I watched Codex do exactly this. It installed a small tool, opened it in a fresh pane to render a doc, then ran herdr pane read to check the pane showed what it expected.

Codex in one pane reporting that it installed mdterm, opened it in a new pane w4:p8, and ran herdr pane read to verify the pane content

Codex driving Herdr from inside a pane: it installed mdterm, opened it in a new pane (w4:p8) to render a spec, then ran herdr pane read w4:p8 to confirm its own work landed. That read command is the agent operating the multiplexer over the socket API.

Herdr’s own blog has a line about coding agents becoming runtimes. This is the concrete version of that. It’s also the strongest single reason I’d reach for Herdr over a hand-rolled tmux config.

The endgame is remote

I’ve wanted this setup for a while: a beefier machine as the place the work happens, the laptop as a thin client.

Herdr is a server plus a thin client talking over a Unix socket.

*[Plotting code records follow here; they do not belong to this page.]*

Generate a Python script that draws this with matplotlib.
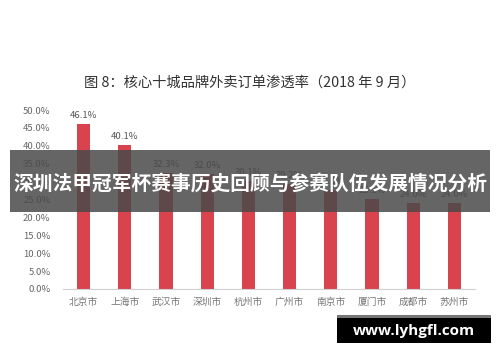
import matplotlib.pyplot as plt
from matplotlib.patches import Rectangle

plt.rcParams['font.family'] = ['Noto Sans CJK SC', 'DejaVu Sans']

# 城市与外卖订单渗透率 (%)
cities = ['北京市', '上海市', '武汉市', '深圳市', '杭州市', '广州市', '南京市', '厦门市', '成都市', '苏州市']
rates = [46.1, 40.1, 32.3, 32.0, 30.1, 29.2, 27.6, 25.1, 24.0, 24.0]
yticks = [0, 5, 10, 15, 20, 25, 30, 35, 40, 45, 50]

title = '图 8：核心十城品牌外卖订单渗透率（2018 年 9 月）'
banner = '深圳法甲冠军杯赛事历史回顾与参赛队伍发展情况分析'
watermark = 'www.lyhgfl.com'

fig = plt.figure(figsize=(5, 3.62), dpi=100)
ax = fig.add_axes([63 / 500, 1 - 289 / 362, 412 / 500, 179 / 362])

x = range(len(cities))
ax.bar(x, rates, width=0.32, color='#d8434e', zorder=2)
for i, v in zip(x, rates):
    ax.text(i, v + 1.2, f'{v:.1f}%', ha='center', va='bottom', fontsize=6.8, color='#555555')

ax.set_xlim(-0.5, 9.5)
ax.set_ylim(0, 50)
ax.set_yticks(yticks)
ax.set_yticklabels([f'{t:.1f}%' for t in yticks], fontsize=6.8, color='#666666')
ax.set_xticks(list(x))
ax.set_xticklabels(cities, fontsize=7, color='#777777')
ax.tick_params(axis='both', length=0)
ax.tick_params(axis='y', pad=9)
ax.tick_params(axis='x', pad=6)
for s in ['top', 'right', 'left']:
    ax.spines[s].set_visible(False)
ax.spines['bottom'].set_color('#d0d0d0')

fig.text(0.5, 1 - 83 / 362, title, ha='center', va='center', fontsize=10.3, color='#333333')

# 覆盖横幅
fig.patches.append(Rectangle((10 / 500, 1 - 212 / 362), 480 / 500, 62 / 362,
                             transform=fig.transFigure, facecolor='#4a4a4a', alpha=0.85,
                             edgecolor='none', zorder=5))
fig.text(0.5, 1 - 184 / 362, banner, ha='center', va='center', fontsize=14.2,
         fontweight='bold', color='white', zorder=6)

# 水印
fig.patches.append(Rectangle((337 / 500, 1 - 318 / 362), 154 / 500, 3 / 362,
                             transform=fig.transFigure, facecolor='#777777',
                             edgecolor='none', zorder=5))
fig.patches.append(Rectangle((337 / 500, 1 - 343 / 362), 154 / 500, 25 / 362,
                             transform=fig.transFigure, facecolor='black',
                             edgecolor='none', zorder=5))
fig.text(414 / 500, 1 - 331 / 362, watermark, ha='center', va='center', fontsize=11,
         fontweight='bold', color='white', family=['Open Sans', 'DejaVu Sans'], zorder=6)

fig.savefig('out.png', dpi=100)
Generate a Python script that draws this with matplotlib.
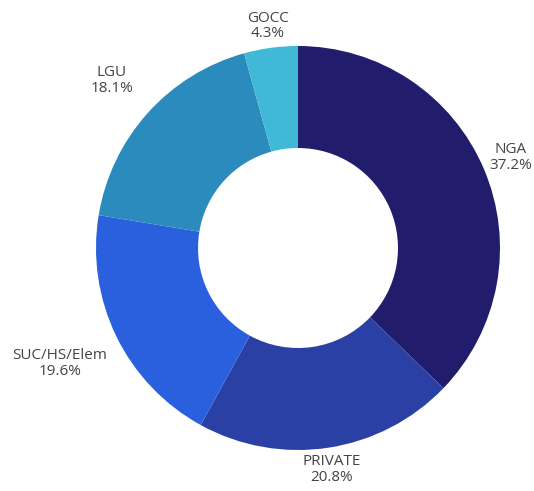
import matplotlib
matplotlib.use("Agg")
import matplotlib.pyplot as plt
import numpy as np

labels = ["NGA", "PRIVATE", "SUC/HS/Elem", "LGU", "GOCC"]
shares = [37.2, 20.8, 19.6, 18.1, 4.3]
colors = ["#211c6c", "#2a40a4", "#2a5fde", "#2c8bbd", "#40b9d6"]

plt.rcParams['font.family'] = ['Open Sans', 'DejaVu Sans']

fig = plt.figure(figsize=(5.34, 4.91), dpi=100)
ax = fig.add_axes([0, 0, 1, 1])

wedges, _ = ax.pie(shares, colors=colors, startangle=90, counterclock=False,
                   radius=1.0, wedgeprops=dict(width=0.505, edgecolor='none'))

# label distance from centre, per slice
dist = [1.145, 1.11, 1.31, 1.24, 1.11]
total = sum(shares)
cum = 0
for lab, val, d in zip(labels, shares, dist):
    mid = 90 - (cum + val / 2) / total * 360
    cum += val
    a = np.deg2rad(mid)
    ax.text(d * np.cos(a), d * np.sin(a), f"{lab}\n{val:.1f}%",
            ha='center', va='center', fontsize=11, color='#444444',
            linespacing=1.05)

ax.set_aspect('equal')
ax.set_xlim(-298 / 202, (534 - 298) / 202)
ax.set_ylim(-(491 - 248) / 202, 248 / 202)
ax.axis('off')

fig.savefig("out.png", dpi=100)
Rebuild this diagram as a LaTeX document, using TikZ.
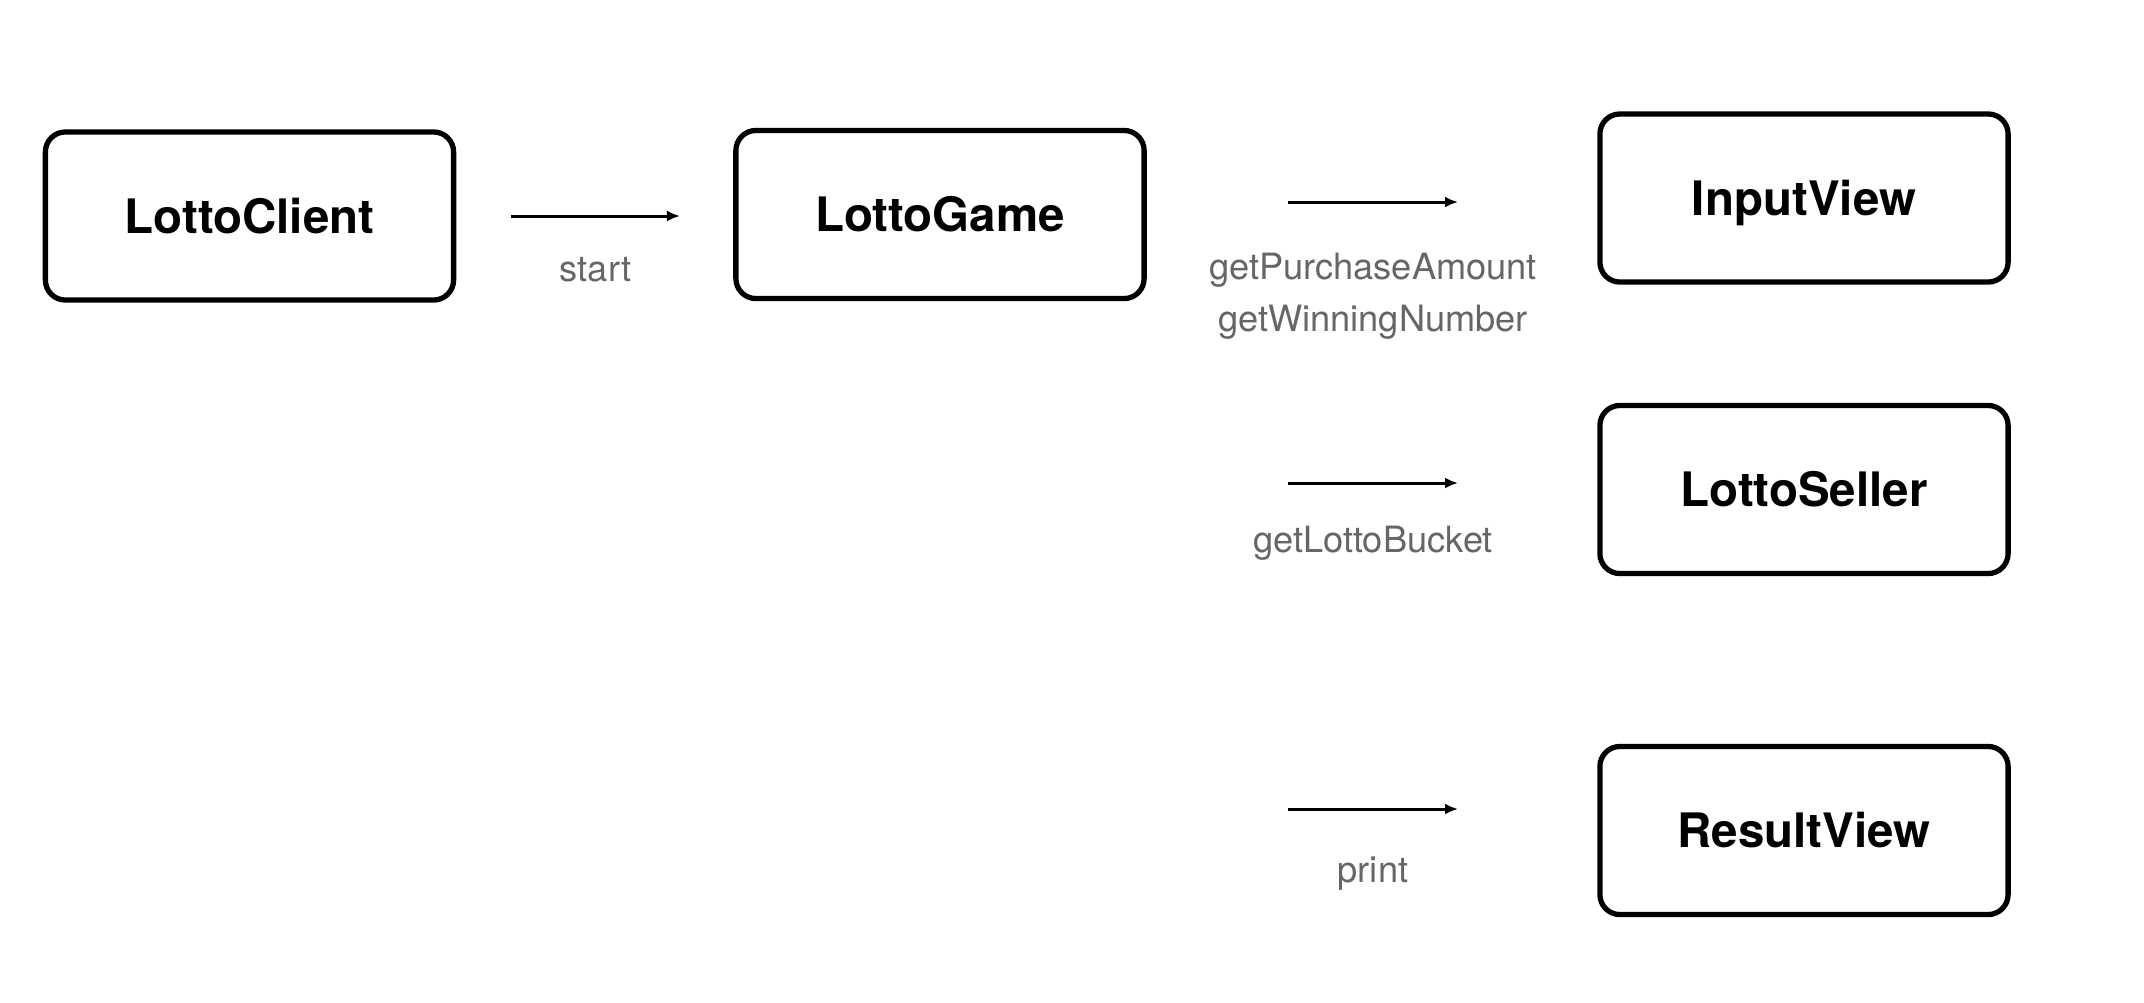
\documentclass[tikz,border=0pt]{standalone}
\usepackage{fontspec}
\setmainfont{TeX Gyre Heros}
\usetikzlibrary{positioning,calc,arrows.meta}

\tikzset{
    classbox/.style = {draw = black, line width = 1.5pt,
        minimum width = 4.08cm,
        minimum height = 1.68cm,
        rounded corners = 0.2cm,
        text = black,
        text height = 9.7pt, text depth = 0pt,
        font = \fontsize{13.5}{16}\selectfont\bfseries},
    calllabel/.style = {text = black!60, align = center,
        font = \fontsize{10.3}{14.8}\selectfont},
    callarrow/.style = {-{Latex[length = 1.3mm, width = 1.1mm]}, line width = 0.85pt},
}

\begin{document}
\begin{tikzpicture}[x = 0.01cm, y = -0.01cm]
        \useasboundingbox (0,0) rectangle (2144,1002);

        %client
        \node[classbox] (client) at (249.5,216) {LottoClient};

        %game
        \node[classbox] (game) at (940,214.5) {LottoGame};

        %views and seller
        \node[classbox] (input) at (1804,198) {InputView};
        \node[classbox] (seller) at (1804,489.5) {LottoSeller};
        \node[classbox] (result) at (1804,830.5) {ResultView};

        %arrow ends
        \coordinate (startA) at (511,216);
        \coordinate (startB) at (680,216);
        \coordinate (inputA) at (1288,202);
        \coordinate (inputB) at (1458,202);
        \coordinate (sellerA) at (1288,483);
        \coordinate (sellerB) at (1458,483);
        \coordinate (resultA) at (1288,809);
        \coordinate (resultB) at (1458,809);

        \path[callarrow]

            %client to game
            (startA) edge node [calllabel, midway, yshift = -0.54cm] {start} (startB)

            %game to views and seller
            (inputA) edge node [calllabel, midway, yshift = -0.94cm] {getPurchaseAmount\\getWinningNumber} (inputB)
            (sellerA) edge node [calllabel, midway, yshift = -0.60cm] {getLottoBucket} (sellerB)
            (resultA) edge node [calllabel, midway, yshift = -0.65cm] {print} (resultB)
            ;

\end{tikzpicture}
\end{document}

The client sends keystrokes; the server owns the tabs, panes, and persistence. Because it’s one binary, I can SSH into a Linux box and install it exactly the way I installed it on the Mac, and it’ll restore the session I left there. The catch with plain SSH is that the server uses the remote machine’s config, so my local keybindings don’t come along.

The fix is running Herdr with its remote flag, which SSHes for you. The server runs on the box, the client runs on my Mac, and the remote session keeps my local keybindings and bridges my clipboard while showing the remote machine’s files. Run the heavy agents on the box, drive them from the laptop with my own ergonomics, and it stops mattering whether the lid is open. That’s the setup I’m working toward.

The parts I don’t love

I don’t want to oversell this, so here’s the defense.

Windows support is early. The design leans on a Unix socket and a terminal PTY, so it grew up as a macOS and Linux tool. That doesn’t lock Windows users out: WSL2 has a real Linux kernel, so the Linux build runs there the way tmux does, and there’s now a native Windows preview beta behind a PowerShell installer. I haven’t run either myself, so I can’t tell you how clean they feel yet. If you’re on Windows, that’s the part I’d test before committing.

“Persistent” needs an asterisk, and Herdr is more honest about it than most. Detach or close the window and everything survives, because the server owns the processes. But stop the server or reboot, and the running processes stop with it. What comes back is a restore: your workspaces, tabs, and layout return, and supported agents relaunch into their previous conversations. Your dev servers and shell state do not. Agents come back. Running processes don’t. Worth knowing before you lean on it.

And it’s early. It’s pre-1.0, moving fast, and dual-licensed AGPL/commercial, which some shops steer clear of. I expect churn, and I’m fine with that for a tool I use directly rather than build on. Your tolerance may differ.

Everything I’ve described works today, on macOS and Linux, and it changed how I run parallel agents more than any tool I’ve tried this year. I’ll take the asterisks.